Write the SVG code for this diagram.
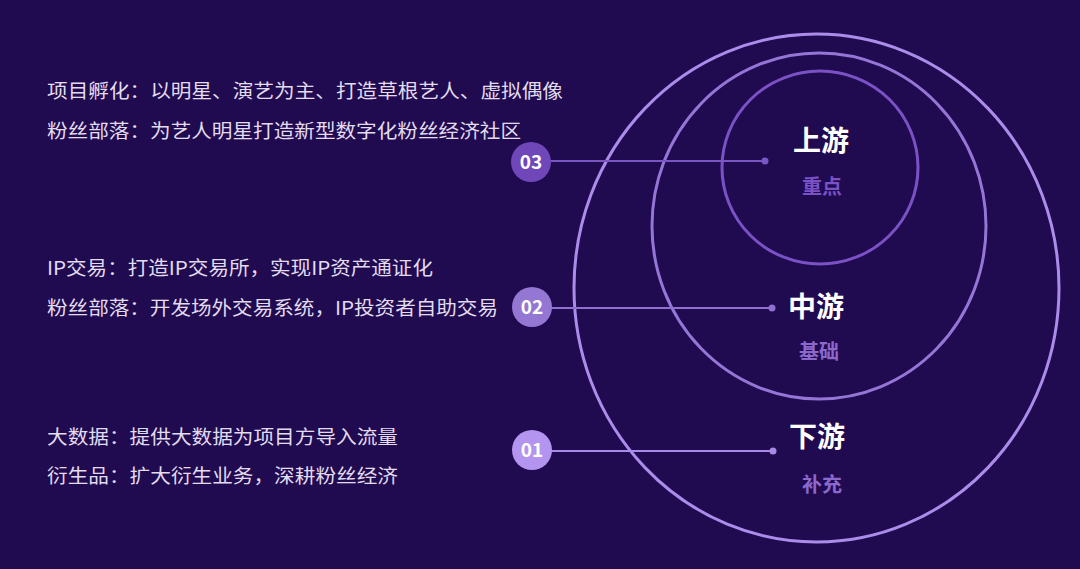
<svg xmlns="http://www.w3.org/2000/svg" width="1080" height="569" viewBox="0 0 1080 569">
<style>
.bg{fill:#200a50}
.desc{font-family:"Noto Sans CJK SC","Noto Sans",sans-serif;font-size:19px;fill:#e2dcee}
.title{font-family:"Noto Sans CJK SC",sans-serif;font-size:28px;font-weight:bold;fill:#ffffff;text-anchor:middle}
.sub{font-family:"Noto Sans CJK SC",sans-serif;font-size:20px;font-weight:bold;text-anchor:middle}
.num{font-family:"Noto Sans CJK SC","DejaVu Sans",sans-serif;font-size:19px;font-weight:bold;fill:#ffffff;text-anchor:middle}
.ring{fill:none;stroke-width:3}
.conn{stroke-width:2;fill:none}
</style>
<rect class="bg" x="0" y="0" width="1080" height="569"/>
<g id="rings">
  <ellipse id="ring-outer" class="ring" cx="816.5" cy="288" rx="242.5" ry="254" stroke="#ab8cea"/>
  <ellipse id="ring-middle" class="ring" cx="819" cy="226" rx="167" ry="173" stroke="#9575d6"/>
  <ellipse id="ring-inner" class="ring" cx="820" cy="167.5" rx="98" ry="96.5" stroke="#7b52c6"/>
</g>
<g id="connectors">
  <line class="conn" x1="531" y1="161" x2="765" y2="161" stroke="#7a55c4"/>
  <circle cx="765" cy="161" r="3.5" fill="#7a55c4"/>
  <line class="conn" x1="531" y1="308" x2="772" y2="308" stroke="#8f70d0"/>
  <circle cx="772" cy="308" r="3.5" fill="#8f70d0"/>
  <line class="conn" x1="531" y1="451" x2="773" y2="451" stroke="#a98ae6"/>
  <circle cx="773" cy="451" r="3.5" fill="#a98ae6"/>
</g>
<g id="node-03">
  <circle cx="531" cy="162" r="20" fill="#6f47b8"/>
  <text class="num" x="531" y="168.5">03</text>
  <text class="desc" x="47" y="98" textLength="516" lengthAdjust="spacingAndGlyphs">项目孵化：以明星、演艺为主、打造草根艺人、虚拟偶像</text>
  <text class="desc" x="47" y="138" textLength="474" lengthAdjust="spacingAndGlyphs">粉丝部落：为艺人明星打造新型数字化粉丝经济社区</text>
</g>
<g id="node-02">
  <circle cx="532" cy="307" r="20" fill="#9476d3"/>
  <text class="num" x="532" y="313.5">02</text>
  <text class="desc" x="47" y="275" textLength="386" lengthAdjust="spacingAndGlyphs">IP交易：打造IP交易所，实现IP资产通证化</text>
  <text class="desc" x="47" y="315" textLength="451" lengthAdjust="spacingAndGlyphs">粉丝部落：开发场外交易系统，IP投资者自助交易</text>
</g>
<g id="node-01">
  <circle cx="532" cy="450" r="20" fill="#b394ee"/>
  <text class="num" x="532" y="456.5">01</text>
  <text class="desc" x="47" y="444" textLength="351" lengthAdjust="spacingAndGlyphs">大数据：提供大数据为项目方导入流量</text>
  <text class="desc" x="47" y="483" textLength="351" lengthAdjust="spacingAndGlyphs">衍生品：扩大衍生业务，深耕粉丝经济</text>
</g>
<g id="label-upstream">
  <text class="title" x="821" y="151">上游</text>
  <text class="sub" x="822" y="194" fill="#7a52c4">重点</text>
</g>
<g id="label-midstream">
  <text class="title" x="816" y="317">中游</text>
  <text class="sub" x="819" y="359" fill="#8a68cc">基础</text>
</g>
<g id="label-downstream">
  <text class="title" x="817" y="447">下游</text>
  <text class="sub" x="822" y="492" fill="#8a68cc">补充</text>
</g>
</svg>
==*==
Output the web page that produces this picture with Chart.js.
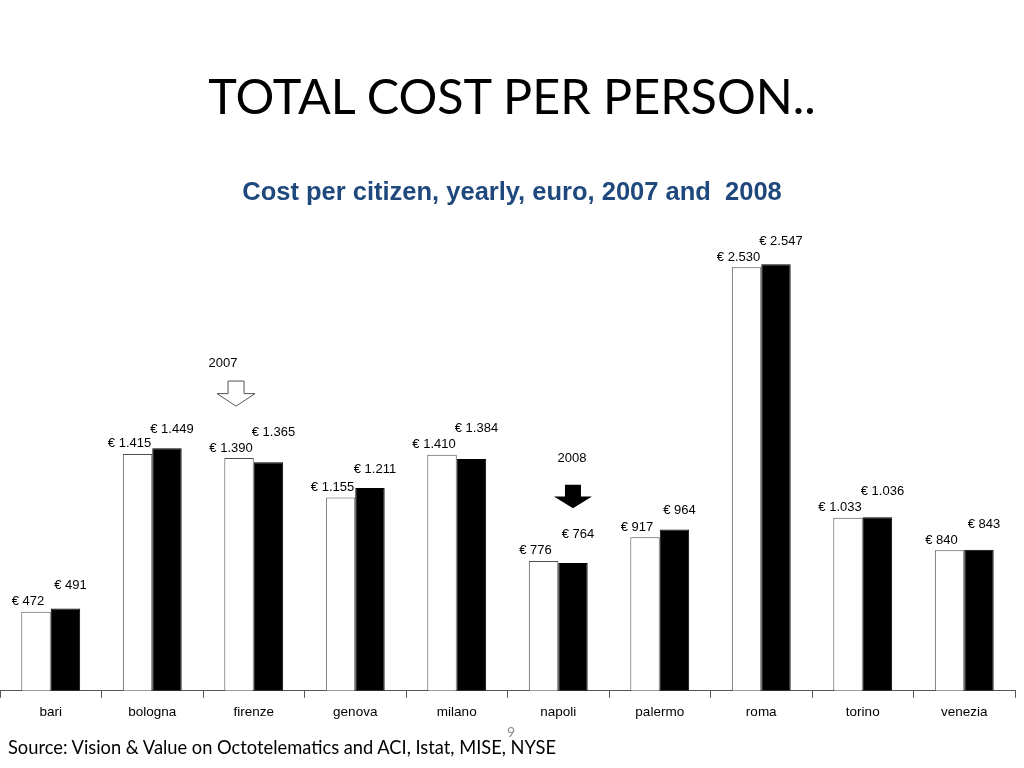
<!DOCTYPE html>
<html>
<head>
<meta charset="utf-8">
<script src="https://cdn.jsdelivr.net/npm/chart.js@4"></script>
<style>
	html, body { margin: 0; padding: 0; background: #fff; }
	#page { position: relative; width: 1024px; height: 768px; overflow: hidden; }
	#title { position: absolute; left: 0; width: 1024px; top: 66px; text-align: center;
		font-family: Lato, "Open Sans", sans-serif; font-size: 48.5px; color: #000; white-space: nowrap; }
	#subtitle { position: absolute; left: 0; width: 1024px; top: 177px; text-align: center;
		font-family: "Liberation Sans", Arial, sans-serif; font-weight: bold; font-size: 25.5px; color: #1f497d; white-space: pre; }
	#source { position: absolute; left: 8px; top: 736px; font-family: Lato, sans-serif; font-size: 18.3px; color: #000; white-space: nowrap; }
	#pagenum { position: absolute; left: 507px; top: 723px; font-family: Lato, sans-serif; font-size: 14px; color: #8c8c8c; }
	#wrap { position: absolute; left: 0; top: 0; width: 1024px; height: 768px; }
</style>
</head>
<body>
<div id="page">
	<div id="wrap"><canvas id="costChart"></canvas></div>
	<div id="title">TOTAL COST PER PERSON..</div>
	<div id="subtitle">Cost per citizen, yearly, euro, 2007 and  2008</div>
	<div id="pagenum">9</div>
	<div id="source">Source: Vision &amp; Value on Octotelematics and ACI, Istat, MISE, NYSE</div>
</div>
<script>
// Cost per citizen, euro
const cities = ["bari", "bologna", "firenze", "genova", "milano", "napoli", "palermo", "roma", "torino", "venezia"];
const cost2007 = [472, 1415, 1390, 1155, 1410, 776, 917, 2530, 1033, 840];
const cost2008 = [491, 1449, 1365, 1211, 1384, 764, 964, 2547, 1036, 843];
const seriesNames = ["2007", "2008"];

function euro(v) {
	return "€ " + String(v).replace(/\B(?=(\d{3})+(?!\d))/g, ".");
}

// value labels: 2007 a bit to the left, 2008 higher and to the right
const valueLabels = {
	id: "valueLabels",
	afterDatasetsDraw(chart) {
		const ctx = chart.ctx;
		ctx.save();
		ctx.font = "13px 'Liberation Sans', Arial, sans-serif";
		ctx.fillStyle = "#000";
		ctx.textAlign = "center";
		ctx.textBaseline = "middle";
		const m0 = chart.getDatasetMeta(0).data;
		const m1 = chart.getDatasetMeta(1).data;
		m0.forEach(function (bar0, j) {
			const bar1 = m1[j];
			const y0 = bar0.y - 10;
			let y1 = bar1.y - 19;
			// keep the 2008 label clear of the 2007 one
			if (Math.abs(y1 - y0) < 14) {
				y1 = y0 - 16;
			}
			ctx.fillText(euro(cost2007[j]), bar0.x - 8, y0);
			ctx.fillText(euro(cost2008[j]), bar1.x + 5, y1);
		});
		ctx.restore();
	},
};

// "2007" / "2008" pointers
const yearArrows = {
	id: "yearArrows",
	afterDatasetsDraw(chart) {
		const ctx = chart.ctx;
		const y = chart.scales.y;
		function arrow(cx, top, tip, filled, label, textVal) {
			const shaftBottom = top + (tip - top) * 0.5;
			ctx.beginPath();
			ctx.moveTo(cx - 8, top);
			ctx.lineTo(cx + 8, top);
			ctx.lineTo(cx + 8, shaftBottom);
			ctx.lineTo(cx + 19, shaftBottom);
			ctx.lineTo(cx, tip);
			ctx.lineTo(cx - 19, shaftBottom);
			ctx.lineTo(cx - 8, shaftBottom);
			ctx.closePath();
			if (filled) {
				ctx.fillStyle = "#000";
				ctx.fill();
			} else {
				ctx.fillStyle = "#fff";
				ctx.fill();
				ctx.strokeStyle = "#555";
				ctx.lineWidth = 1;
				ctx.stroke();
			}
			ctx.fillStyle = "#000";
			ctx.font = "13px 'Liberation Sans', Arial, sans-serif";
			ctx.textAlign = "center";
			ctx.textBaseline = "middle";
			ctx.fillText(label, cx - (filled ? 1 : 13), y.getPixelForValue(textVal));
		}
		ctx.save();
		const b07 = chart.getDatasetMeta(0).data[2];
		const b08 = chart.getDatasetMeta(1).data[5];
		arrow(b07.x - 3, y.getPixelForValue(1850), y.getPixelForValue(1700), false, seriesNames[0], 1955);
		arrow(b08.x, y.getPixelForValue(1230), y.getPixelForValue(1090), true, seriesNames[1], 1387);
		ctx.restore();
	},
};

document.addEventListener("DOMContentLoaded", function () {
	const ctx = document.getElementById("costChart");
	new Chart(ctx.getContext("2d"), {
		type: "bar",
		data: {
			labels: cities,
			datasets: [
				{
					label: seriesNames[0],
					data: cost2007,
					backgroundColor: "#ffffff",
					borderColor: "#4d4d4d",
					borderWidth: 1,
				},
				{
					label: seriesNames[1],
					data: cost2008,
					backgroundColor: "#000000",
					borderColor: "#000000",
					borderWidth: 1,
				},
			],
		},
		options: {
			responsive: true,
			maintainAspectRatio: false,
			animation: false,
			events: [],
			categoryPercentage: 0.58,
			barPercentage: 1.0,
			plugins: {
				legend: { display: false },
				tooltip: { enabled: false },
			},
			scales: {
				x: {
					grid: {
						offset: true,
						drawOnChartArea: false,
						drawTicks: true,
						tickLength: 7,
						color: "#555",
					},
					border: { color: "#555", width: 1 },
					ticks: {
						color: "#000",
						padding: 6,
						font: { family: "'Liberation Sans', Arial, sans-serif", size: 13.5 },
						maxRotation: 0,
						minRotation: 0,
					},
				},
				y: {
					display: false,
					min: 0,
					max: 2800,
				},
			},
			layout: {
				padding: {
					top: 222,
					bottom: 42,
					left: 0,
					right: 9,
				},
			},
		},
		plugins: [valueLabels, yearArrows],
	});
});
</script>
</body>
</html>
==*==
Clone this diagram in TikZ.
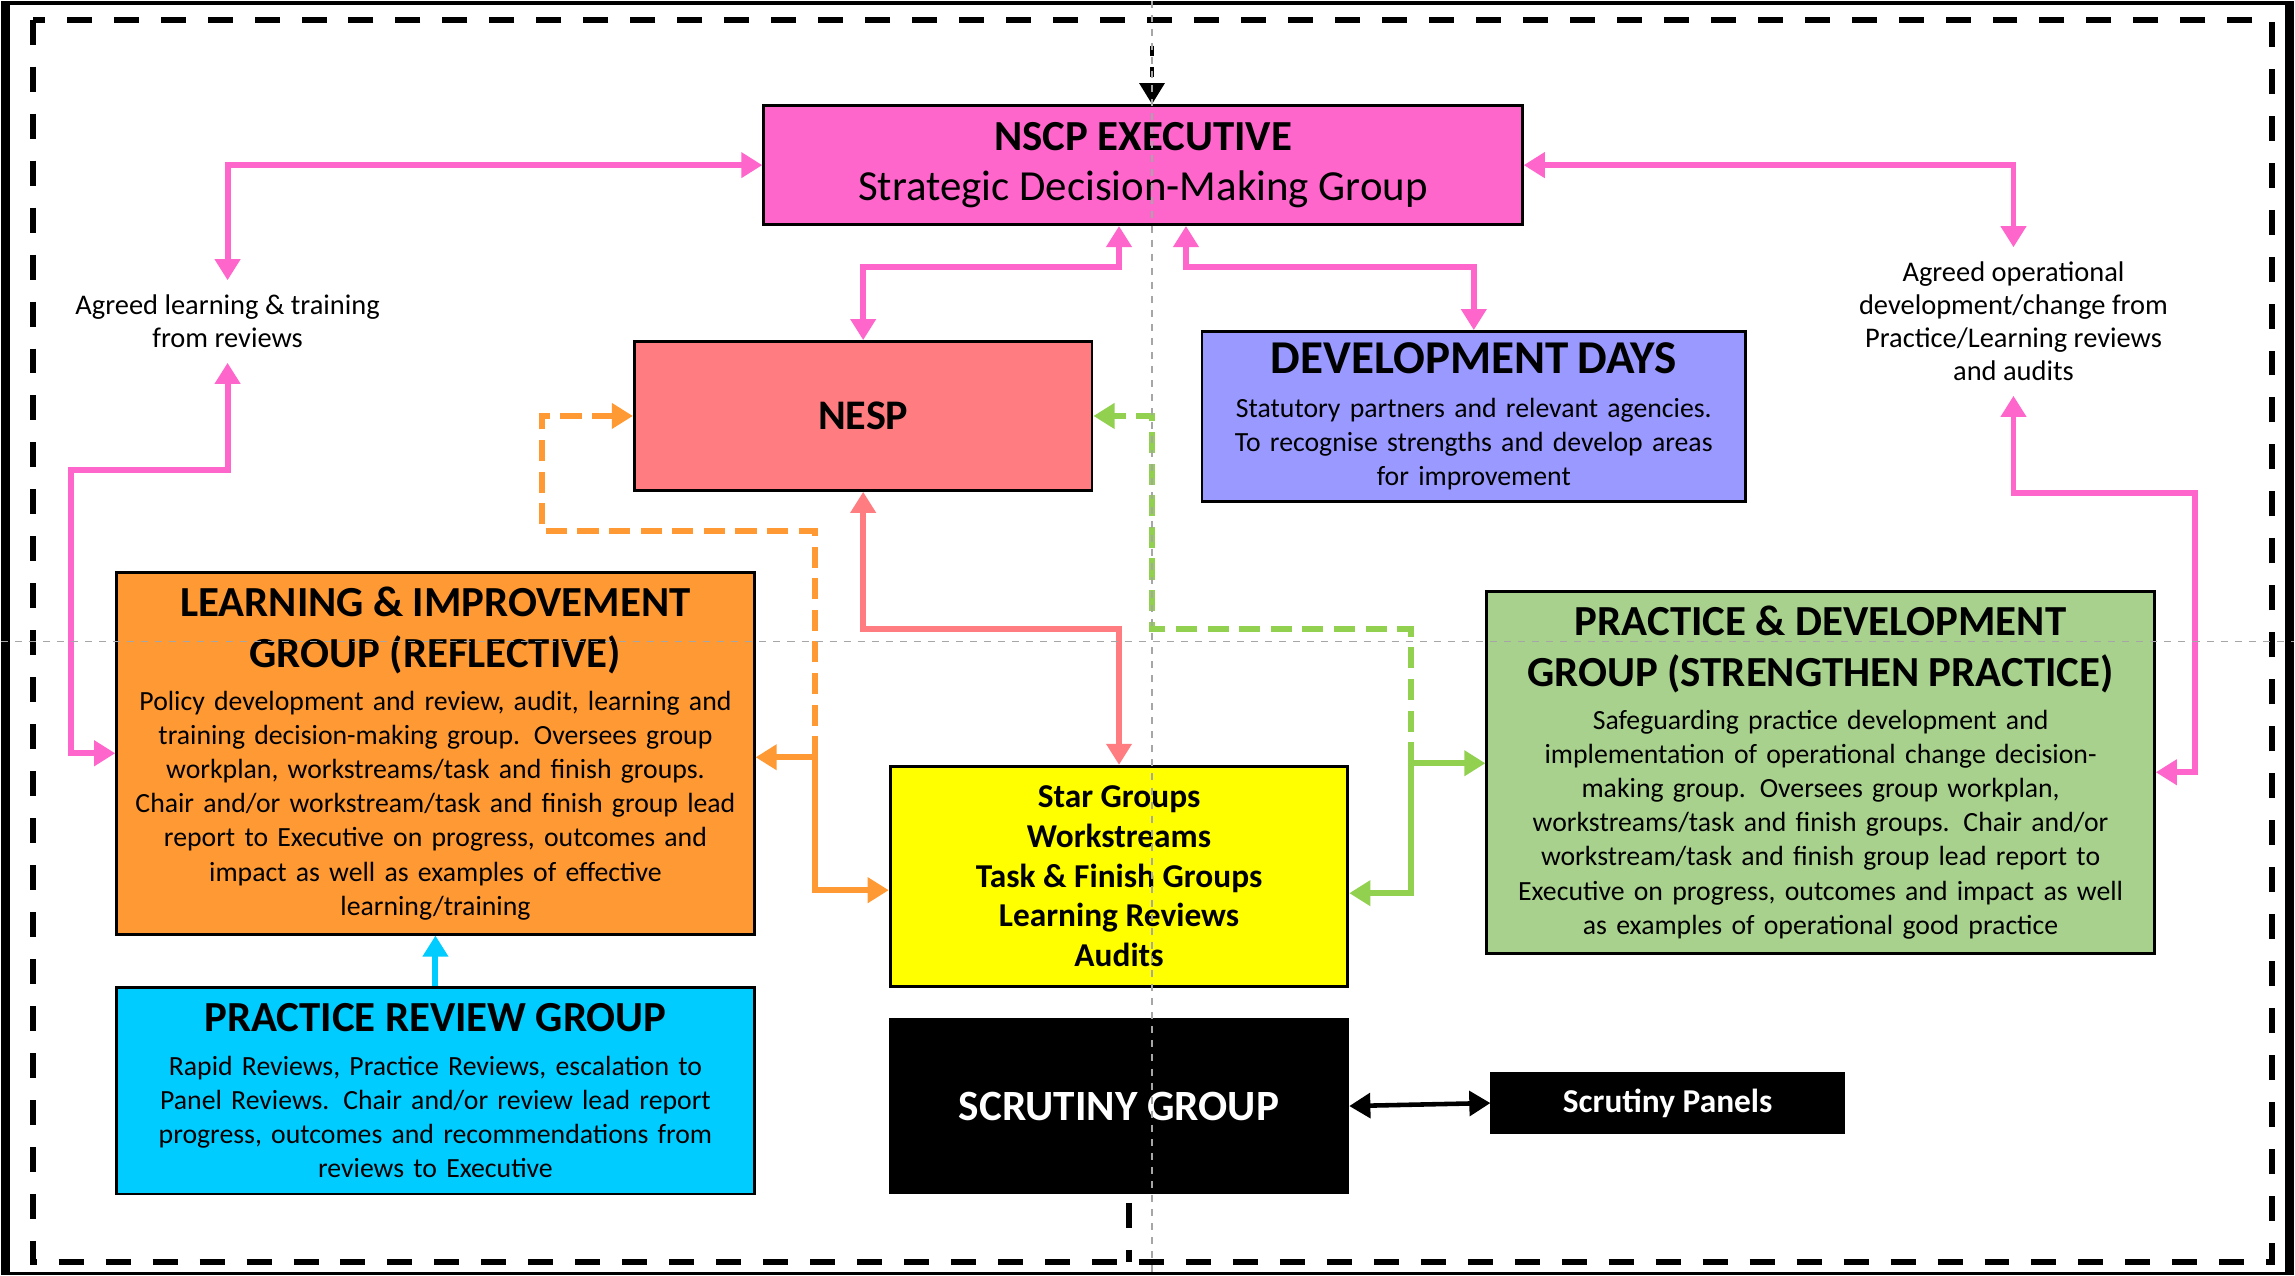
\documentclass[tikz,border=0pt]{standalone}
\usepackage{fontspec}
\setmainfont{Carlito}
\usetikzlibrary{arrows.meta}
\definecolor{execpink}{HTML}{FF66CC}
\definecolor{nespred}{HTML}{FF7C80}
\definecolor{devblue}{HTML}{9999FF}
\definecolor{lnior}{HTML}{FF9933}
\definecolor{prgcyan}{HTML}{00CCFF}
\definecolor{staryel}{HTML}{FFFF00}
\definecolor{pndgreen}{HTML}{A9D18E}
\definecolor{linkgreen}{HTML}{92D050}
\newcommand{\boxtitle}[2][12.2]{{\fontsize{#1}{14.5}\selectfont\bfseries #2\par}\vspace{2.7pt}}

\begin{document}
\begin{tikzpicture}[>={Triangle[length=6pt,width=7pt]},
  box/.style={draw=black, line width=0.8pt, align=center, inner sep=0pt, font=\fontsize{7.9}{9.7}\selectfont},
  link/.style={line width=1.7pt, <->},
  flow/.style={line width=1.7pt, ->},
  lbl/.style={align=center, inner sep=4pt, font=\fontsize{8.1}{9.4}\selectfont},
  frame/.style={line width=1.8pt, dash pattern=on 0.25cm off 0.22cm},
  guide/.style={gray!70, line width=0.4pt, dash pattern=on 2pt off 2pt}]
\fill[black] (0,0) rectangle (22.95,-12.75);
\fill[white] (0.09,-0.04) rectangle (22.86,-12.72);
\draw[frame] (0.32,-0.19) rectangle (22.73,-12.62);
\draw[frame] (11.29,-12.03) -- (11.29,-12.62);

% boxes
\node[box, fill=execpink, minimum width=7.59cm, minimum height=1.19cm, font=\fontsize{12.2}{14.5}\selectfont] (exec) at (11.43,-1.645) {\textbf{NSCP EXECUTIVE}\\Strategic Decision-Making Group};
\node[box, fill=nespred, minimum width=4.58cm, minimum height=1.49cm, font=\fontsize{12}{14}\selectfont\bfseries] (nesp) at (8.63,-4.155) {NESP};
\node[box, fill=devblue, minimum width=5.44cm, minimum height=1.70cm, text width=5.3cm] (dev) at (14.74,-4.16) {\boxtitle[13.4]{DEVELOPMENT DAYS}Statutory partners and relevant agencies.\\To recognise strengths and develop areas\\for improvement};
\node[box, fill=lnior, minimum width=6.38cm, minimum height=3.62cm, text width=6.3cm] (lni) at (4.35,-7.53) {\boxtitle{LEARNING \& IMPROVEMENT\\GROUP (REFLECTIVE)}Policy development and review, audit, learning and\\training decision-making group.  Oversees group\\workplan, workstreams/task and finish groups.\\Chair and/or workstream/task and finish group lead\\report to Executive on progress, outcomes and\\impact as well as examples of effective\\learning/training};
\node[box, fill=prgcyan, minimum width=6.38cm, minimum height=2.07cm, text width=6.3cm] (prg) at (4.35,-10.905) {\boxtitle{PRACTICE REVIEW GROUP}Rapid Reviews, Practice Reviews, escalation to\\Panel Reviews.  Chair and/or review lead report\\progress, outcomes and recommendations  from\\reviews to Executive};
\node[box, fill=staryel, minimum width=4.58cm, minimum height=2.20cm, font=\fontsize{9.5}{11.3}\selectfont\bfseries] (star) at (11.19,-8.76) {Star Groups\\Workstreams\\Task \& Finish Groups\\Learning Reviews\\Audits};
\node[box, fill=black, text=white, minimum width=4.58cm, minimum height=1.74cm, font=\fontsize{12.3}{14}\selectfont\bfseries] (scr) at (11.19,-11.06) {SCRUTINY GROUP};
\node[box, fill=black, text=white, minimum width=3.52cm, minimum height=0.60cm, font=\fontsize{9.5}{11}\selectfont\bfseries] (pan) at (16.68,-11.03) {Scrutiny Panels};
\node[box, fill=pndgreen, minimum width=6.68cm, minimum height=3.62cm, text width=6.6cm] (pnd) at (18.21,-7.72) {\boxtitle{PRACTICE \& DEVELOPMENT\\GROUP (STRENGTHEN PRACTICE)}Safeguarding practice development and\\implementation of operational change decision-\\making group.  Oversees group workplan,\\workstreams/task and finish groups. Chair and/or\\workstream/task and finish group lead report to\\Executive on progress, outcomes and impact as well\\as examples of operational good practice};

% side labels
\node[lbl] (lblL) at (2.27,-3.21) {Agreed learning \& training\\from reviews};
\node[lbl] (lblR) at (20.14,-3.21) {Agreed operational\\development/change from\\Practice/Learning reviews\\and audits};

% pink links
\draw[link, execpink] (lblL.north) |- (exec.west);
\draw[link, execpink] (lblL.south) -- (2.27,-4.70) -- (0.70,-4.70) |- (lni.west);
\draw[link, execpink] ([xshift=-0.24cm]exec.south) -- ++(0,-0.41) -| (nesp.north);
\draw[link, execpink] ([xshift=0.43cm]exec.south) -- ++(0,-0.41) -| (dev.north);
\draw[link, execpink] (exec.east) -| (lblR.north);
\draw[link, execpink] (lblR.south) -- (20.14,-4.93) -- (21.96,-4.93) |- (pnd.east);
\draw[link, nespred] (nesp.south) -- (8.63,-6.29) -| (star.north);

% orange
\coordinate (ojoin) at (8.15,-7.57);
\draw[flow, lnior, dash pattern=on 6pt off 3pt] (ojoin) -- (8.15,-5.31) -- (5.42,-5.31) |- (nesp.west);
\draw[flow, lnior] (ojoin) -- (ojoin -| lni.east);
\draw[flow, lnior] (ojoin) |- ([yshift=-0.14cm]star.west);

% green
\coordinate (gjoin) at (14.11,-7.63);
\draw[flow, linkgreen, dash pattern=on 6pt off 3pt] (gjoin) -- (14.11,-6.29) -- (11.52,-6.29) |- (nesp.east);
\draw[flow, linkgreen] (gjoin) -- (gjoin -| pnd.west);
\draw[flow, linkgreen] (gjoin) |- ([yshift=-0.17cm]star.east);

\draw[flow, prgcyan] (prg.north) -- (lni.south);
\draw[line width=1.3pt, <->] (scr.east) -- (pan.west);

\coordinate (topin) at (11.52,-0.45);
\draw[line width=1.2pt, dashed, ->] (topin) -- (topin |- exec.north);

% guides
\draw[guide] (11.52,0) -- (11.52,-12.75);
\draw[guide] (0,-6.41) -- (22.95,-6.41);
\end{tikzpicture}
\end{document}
==*==
TASK BRIEF:
Using the entries above, return each line in which the word "diagram" occurs.

WRITTEN RESPONSE:
Write the SVG code for this diagram.
Clone this diagram in TikZ.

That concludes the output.